Double wildcard in string query causes incorrect highlighting for plain and fast vectors highlighters

Hi,

After indexing mapping:
PUT http://localhost:9200/index/_mapping/sometype { "properties" : { "sometext" : { "type" : "string", "term_vector" : "with_positions_offsets" } } }

and data:

POST http://localhost:9200/index/sometype { "sometext" : "A supervisor is responsible for the productivity and actions of a small group of employees. The supervisor has several manager-like roles, responsibilities, and powers.
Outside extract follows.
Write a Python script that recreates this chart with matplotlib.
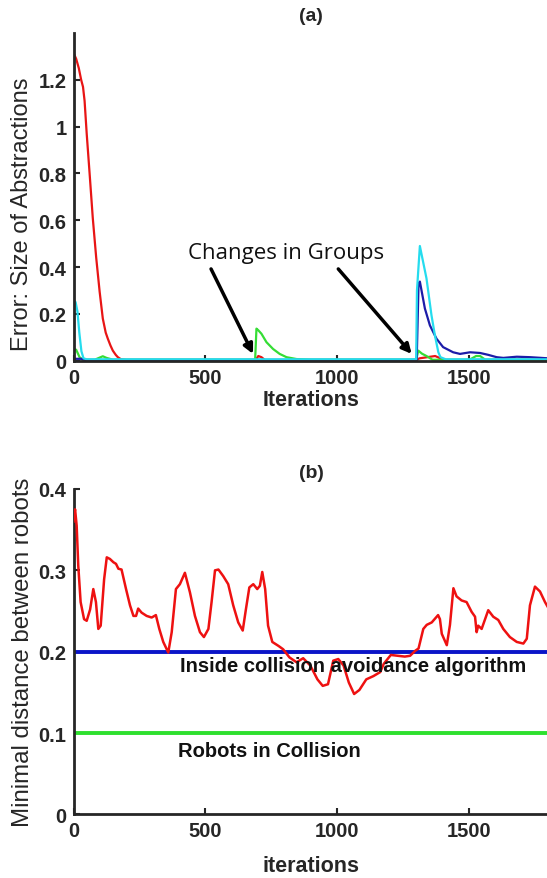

Two of the key differences between a supervisor and a manager are (1) the supervisor does not typically have hire and fire authority, and (2) the supervisor does not have budget authority." }

I'm trying to find all documents, but instead one wildcard I've typed double:
POST http://localhost:9200/index/sometype/_search { "query" : { "query_string" : { "query" : "**", "fields" : ["sometext"] } }, "highlight" : { "pre_tags" : ["<em>"], "post_tags" : ["</em>"], "order" : "score", "require_field_match" : true, "fields" : { sometext : { "fragment_size" : 150, "number_of_fragments" : 1 } } } }

and got following highlight:

"highlight" : { "sometext" : ["responsibilities, <em>and</em> <em>powers</em>. <em>Two</em> <em>of</em> <em>the</em> <em>key</em> <em>differences</em> <em>between</em> <em>a</em> <em>supervisor</em> <em>and</em> <em>a</em> <em>manager</em> <em>are</em> (<em>1</em>) <em>the</em> <em>supervisor</em> <em>does</em> <em>not</em> <em>typically</em> <em>have</em> <em>hire</em> <em>and</em> <em>fire</em> <em>authority</em>, and"] }

The same highlighting results are produced by query *? But when query consist of just single asterisk - nothing returned by highlighter.

On plain highlighter (I just added "type" : "plain" to highlight) result looks a bit different (but still weird):

"highlight" : { "sometext" : [", <em>responsibilities</em>, <em>and</em> <em>powers</em>. <em>Two</em> <em>of</em> <em>the</em> <em>key</em> <em>differences</em> <em>between</em> <em>a</em> <em>supervisor</em> <em>and</em> <em>a</em> <em>manager</em> <em>are</em> (<em>1</em>) <em>the</em> <em>supervisor</em> <em>does</em> <em>not</em> <em>typically</em> <em>have</em> <em>hire</em> <em>and</em> <em>fire</em> <em>authority</em>, <em>and</em> (<em>2</em>) <em>the</em> <em>supervisor</em> <em>does</em> <em>not</em> <em>have</em> <em>budget</em> <em>authority</em>."] }

Does anybody know what is the reason of such behavior? Maybe queries like ** and *? have some special meaning? Thanks a lot.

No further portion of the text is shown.